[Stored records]
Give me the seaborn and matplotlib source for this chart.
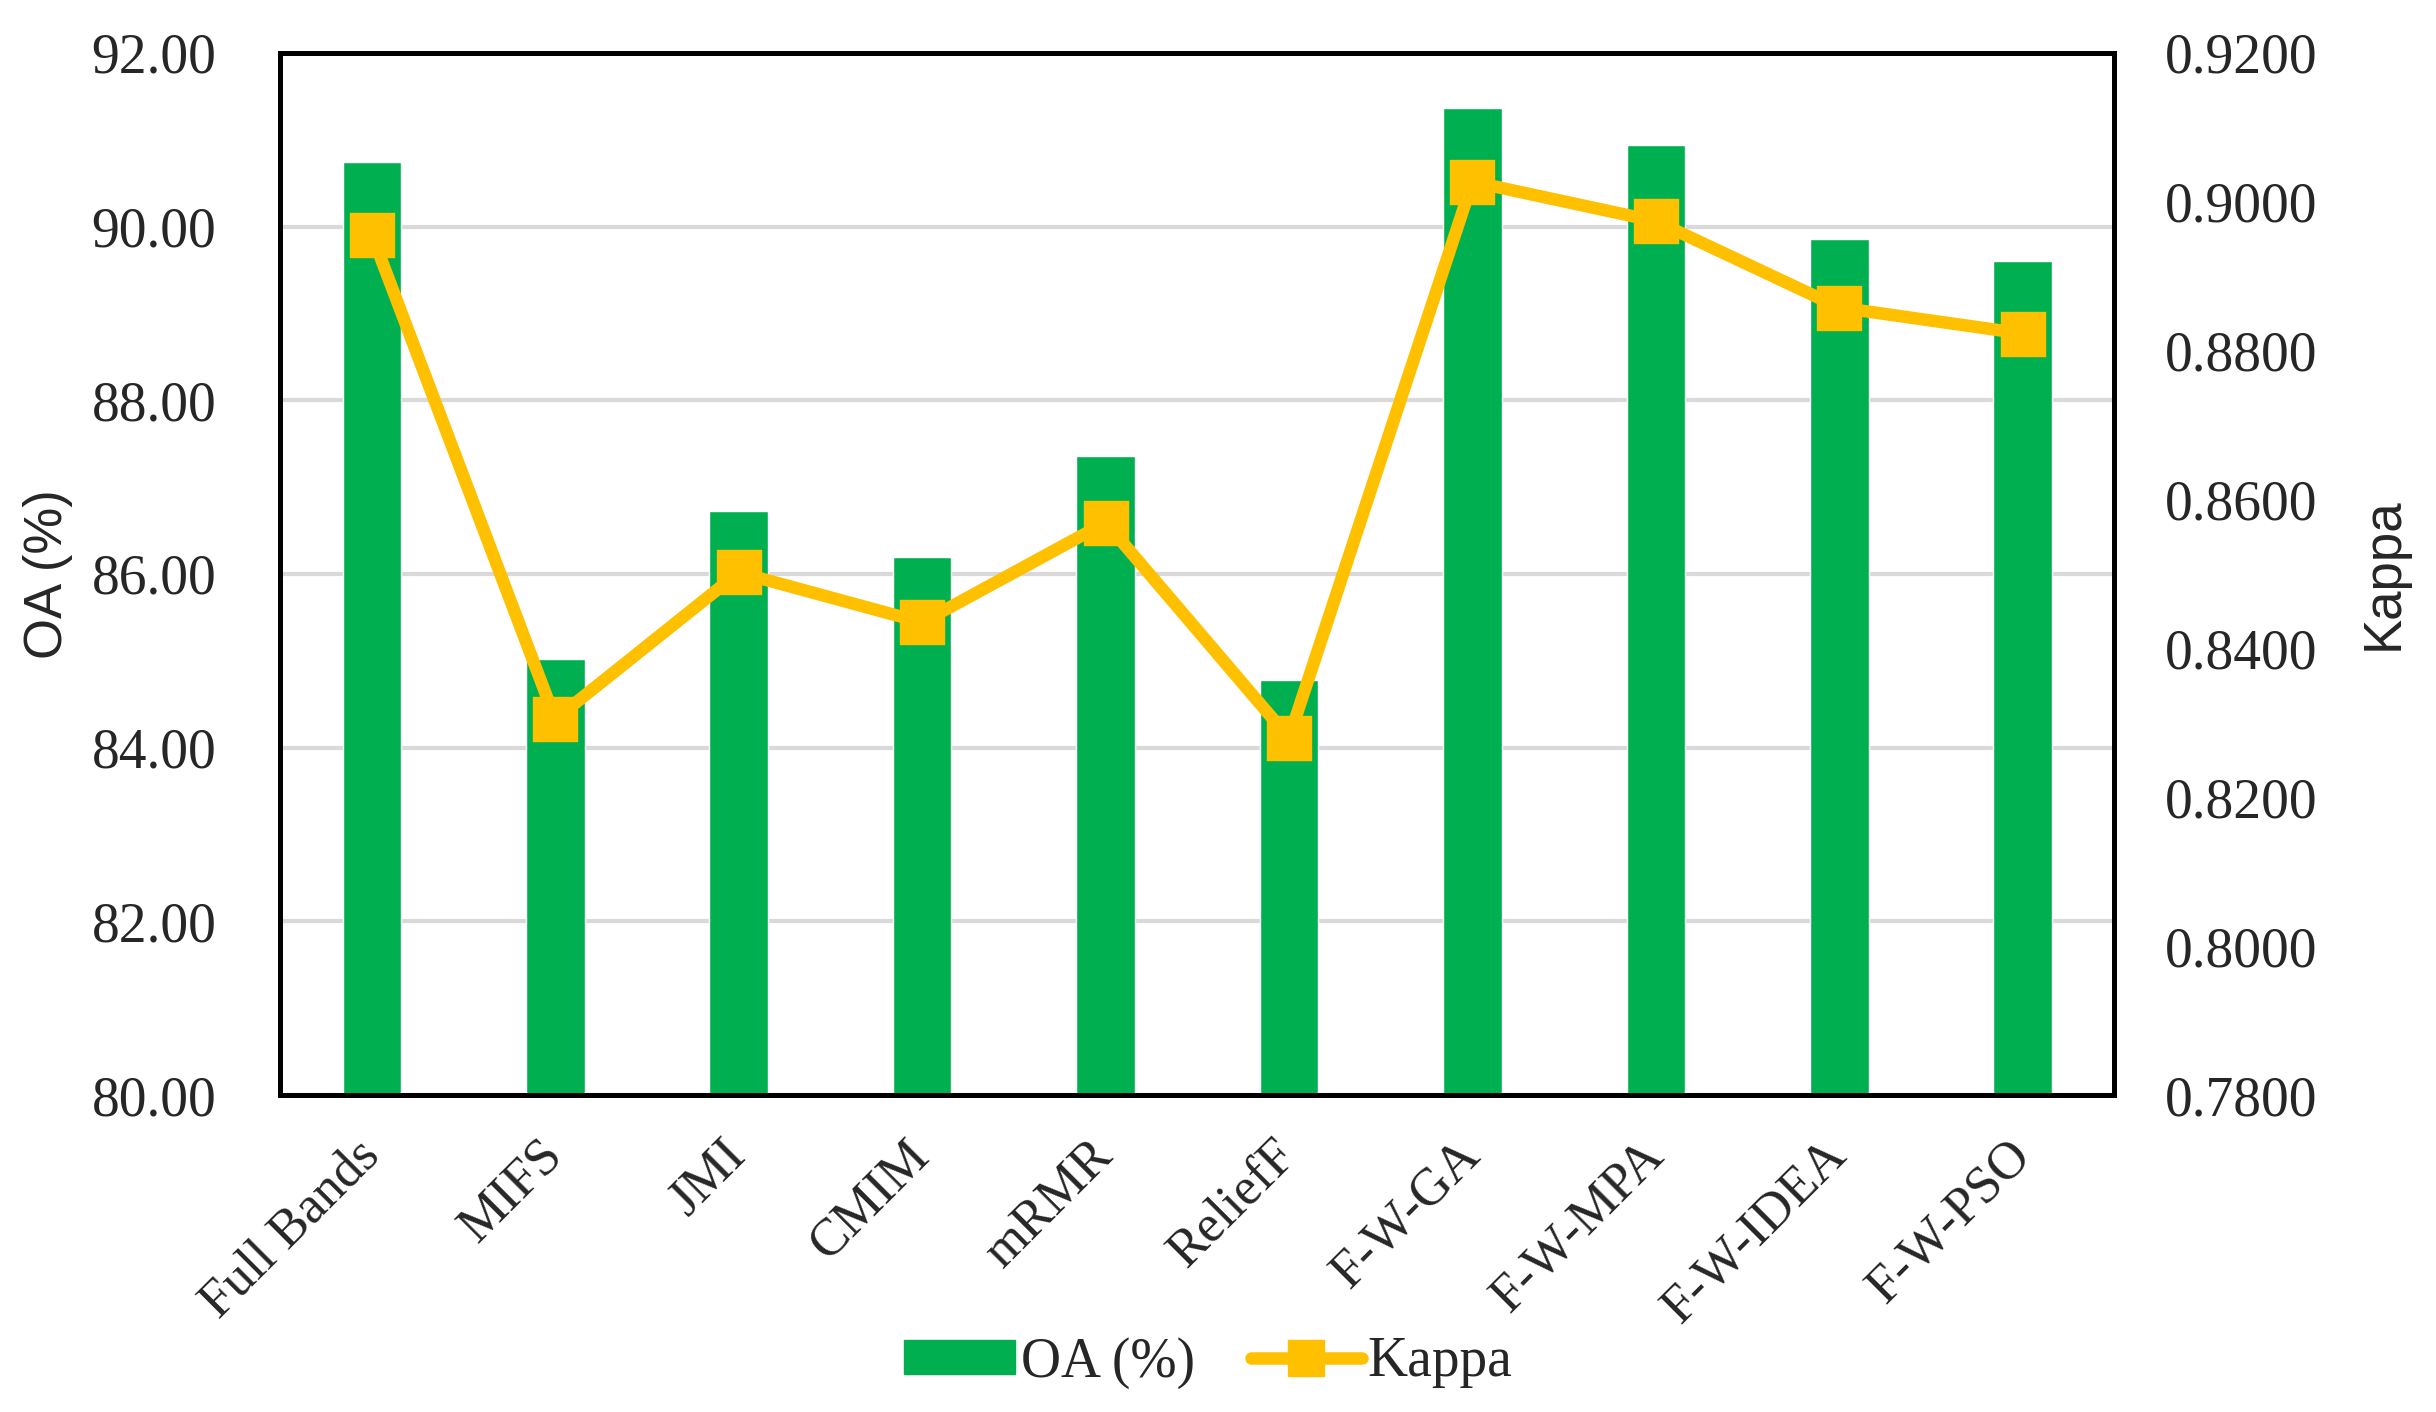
import numpy as np
import matplotlib
matplotlib.use('Agg')
import matplotlib.pyplot as plt
import seaborn as sns
from matplotlib.patches import Patch
from matplotlib.lines import Line2D

# data
methods = ['Full Bands', 'MIFS', 'JMI', 'CMIM', 'mRMR', 'ReliefF',
           'F-W-GA', 'F-W-MPA', 'F-W-IDEA', 'F-W-PSO']
oa = [90.74, 85.02, 86.72, 86.20, 87.36, 84.78, 91.37, 90.94, 89.86, 89.60]
kappa = [0.8956, 0.8305, 0.8502, 0.8435, 0.8569, 0.8280, 0.9027, 0.8974, 0.8858, 0.8823]

oa_ticks = [80, 82, 84, 86, 88, 90, 92]
kappa_ticks = [0.78, 0.80, 0.82, 0.84, 0.86, 0.88, 0.90, 0.92]

green = '#00B050'
yellow = '#FFC000'

sns.set_theme(style='white')
plt.rcParams['font.family'] = ['Liberation Serif', 'DejaVu Serif']

fig = plt.figure(figsize=(24.36, 14.12), dpi=100)
ax = fig.add_axes([0.115, 0.2245, 0.753, 0.738])

sns.barplot(x=methods, y=oa, color=green, width=0.32, saturation=1, ax=ax)
ax.set_ylim(80, 92)
ax.set_yticks(oa_ticks)
ax.set_yticklabels([f'{v:.2f}' for v in oa_ticks])
ax.set_axisbelow(True)
ax.yaxis.grid(True, color='#D9D9D9', linewidth=3)
ax.xaxis.grid(False)

ax2 = ax.twinx()
sns.pointplot(x=methods, y=kappa, color=yellow, marker='s', markersize=26,
              linewidth=9, ax=ax2)
ax2.set_ylim(0.78, 0.92)
ax2.set_yticks(kappa_ticks)
ax2.set_yticklabels([f'{v:.4f}' for v in kappa_ticks])
ax2.grid(False)

ax.set_xlim(-0.5, len(methods) - 0.5)

for a in (ax, ax2):
    for s in a.spines.values():
        s.set_visible(True)
        s.set_color('black')
        s.set_linewidth(3.5)

ax.tick_params(axis='y', length=0, pad=46, labelsize=40)
ax2.tick_params(axis='y', length=0, pad=36, labelsize=40)
ax.tick_params(axis='x', length=0, pad=38, labelsize=38)
plt.setp(ax.get_xticklabels(), rotation=45, ha='right', va='center',
         rotation_mode='anchor')

ax.set_xlabel('')
ax.set_ylabel('OA (%)', fontsize=38, family=['Liberation Sans', 'DejaVu Sans'])
ax2.set_ylabel('Kappa', fontsize=38, family=['Liberation Sans', 'DejaVu Sans'])
ax.yaxis.set_label_coords(-0.113, 0.5)
ax2.yaxis.set_label_coords(1.133, 0.5)

handles = [Patch(facecolor=green, edgecolor=green),
           Line2D([0], [0], color=yellow, linewidth=9, marker='s', markersize=26)]
fig.legend(handles, ['OA (%)', 'Kappa'], loc='center', bbox_to_anchor=(0.496, 0.035),
           ncol=2, frameon=False, fontsize=40, handlelength=2.0, handleheight=0.55,
           handletextpad=0.1, columnspacing=1.0)

fig.savefig('out.png', dpi=100)
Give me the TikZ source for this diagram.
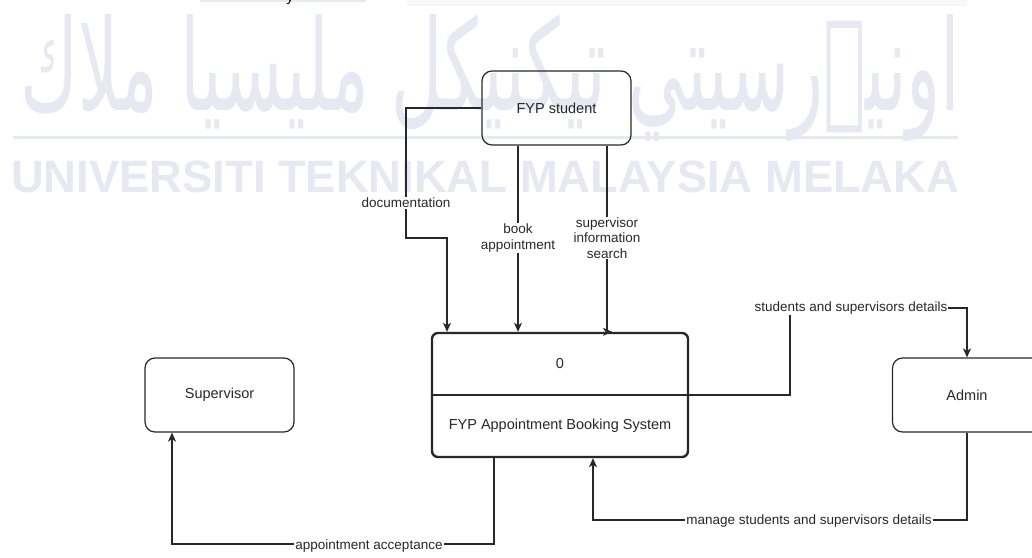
\documentclass[tikz,border=0pt]{standalone}
\usepackage{fontspec}
\setmainfont{Liberation Sans}
\newfontfamily\jawi[Script=Arabic]{DejaVu Sans}
\TeXXeTstate=1
\usetikzlibrary{arrows.meta}
\definecolor{wmc}{RGB}{230,233,242}
\definecolor{stripc}{RGB}{247,247,248}
\definecolor{ink}{RGB}{40,40,40}
\tikzset{
  ent/.style={draw=ink, line width=1.2pt, rounded corners=10pt,
    minimum width=149pt, minimum height=74pt,
    font=\fontsize{14.5}{17}\selectfont, text=ink},
  proc/.style={draw=ink, line width=2.4pt, rounded corners=6pt,
    minimum width=256pt, minimum height=124pt},
  ptext/.style={font=\fontsize{14.5}{17}\selectfont, text=ink},
  flow/.style={draw=ink, line width=1.3pt,
    -{Stealth[length=9pt,width=8pt,inset=2.5pt]}},
  lbl/.style={fill=white, inner sep=1pt, align=center,
    font=\fontsize{13.5}{15.5}\selectfont, text=ink},
  wm/.style={text=wmc, inner sep=0pt}
}
\begin{document}
\begin{tikzpicture}[x=1pt,y=-1pt]
\useasboundingbox (0,0) rectangle (1032,557);
\fill[white] (0,0) rectangle (1032,557);

% page fragments along the top edge
\fill[wmc] (200,0) rectangle (366,2);
\fill[stripc] (407,0) rectangle (967,6);
\node[anchor=base, inner sep=0pt, font=\fontsize{15}{17}\selectfont] (ytail) at (290,1) {y};

% university watermark
\node[wm, anchor=north west] (wmjawi) at (20,14)
  {\resizebox{940pt}{96pt}{\jawi\beginR اونيۏرسيتي تيكنيكل مليسيا ملاك\endR}};
\draw[wmc, line width=3pt] (13,137) -- (958,137);
\node[wm, anchor=base west] (wmname) at (11,192)
  {\resizebox{948pt}{!}{\fontsize{56}{60}\selectfont\bfseries UNIVERSITI TEKNIKAL MALAYSIA MELAKA}};

% entities
\node[ent] (student) at (556.5,108) {FYP student};
\node[ent] (supervisor) at (219.5,395) {Supervisor};
\node[ent] (admin) at (967,395) {Admin};

% process
\node[proc] (process) at (560,395) {};
\draw[ink, line width=1.3pt] (process.west) -- (process.east);
\node[ptext] (pid) at (560,364) {0};
\node[ptext] (pname) at (560,426) {FYP Appointment Booking System};

% data flows from the student
\coordinate (docbend) at (406,238);
\draw[flow] (student.west) -| (docbend) -| ([xshift=-113pt]process.north);
\node[lbl] (ldoc) at (406,203) {documentation};

\coordinate (b1) at ([xshift=-38.5pt]student.south);
\draw[flow] (b1) -- (b1 |- process.north);
\node[lbl] (lbook) at (518,238) {book\\appointment};

\coordinate (s1) at ([xshift=50.5pt]student.south);
\draw[flow] (s1) |- ([xshift=5pt]s1 |- process.north);
\node[lbl] (lsearch) at (607,238) {supervisor\\information\\search};

% process to admin
\coordinate (dbend) at (790,308);
\draw[flow] (process.east) -| (dbend) -| (admin.north);
\node[lbl] (ldet) at (851,308) {students and supervisors details};

% admin to process
\coordinate (mbend) at (593,520);
\draw[flow] (admin.south) |- (mbend) -- (mbend |- process.south);
\node[lbl] (lman) at (809,521) {manage students and supervisors details};

% process to supervisor
\coordinate (a0) at ([xshift=-66pt]process.south);
\coordinate (abend) at (172,544);
\draw[flow] (a0) |- (abend) -- (abend |- supervisor.south);
\node[lbl] (lacc) at (369,546) {appointment acceptance};
\end{tikzpicture}
\end{document}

=== The task ===
Print, exactly as written, the lines above from the first one to the one containing "from matplotlib.lines import Line2D". Leave out pictures.

=== In response ===
Give me the seaborn and matplotlib source for this chart.
import numpy as np
import matplotlib
matplotlib.use('Agg')
import matplotlib.pyplot as plt
import seaborn as sns
from matplotlib.patches import Patch
from matplotlib.lines import Line2D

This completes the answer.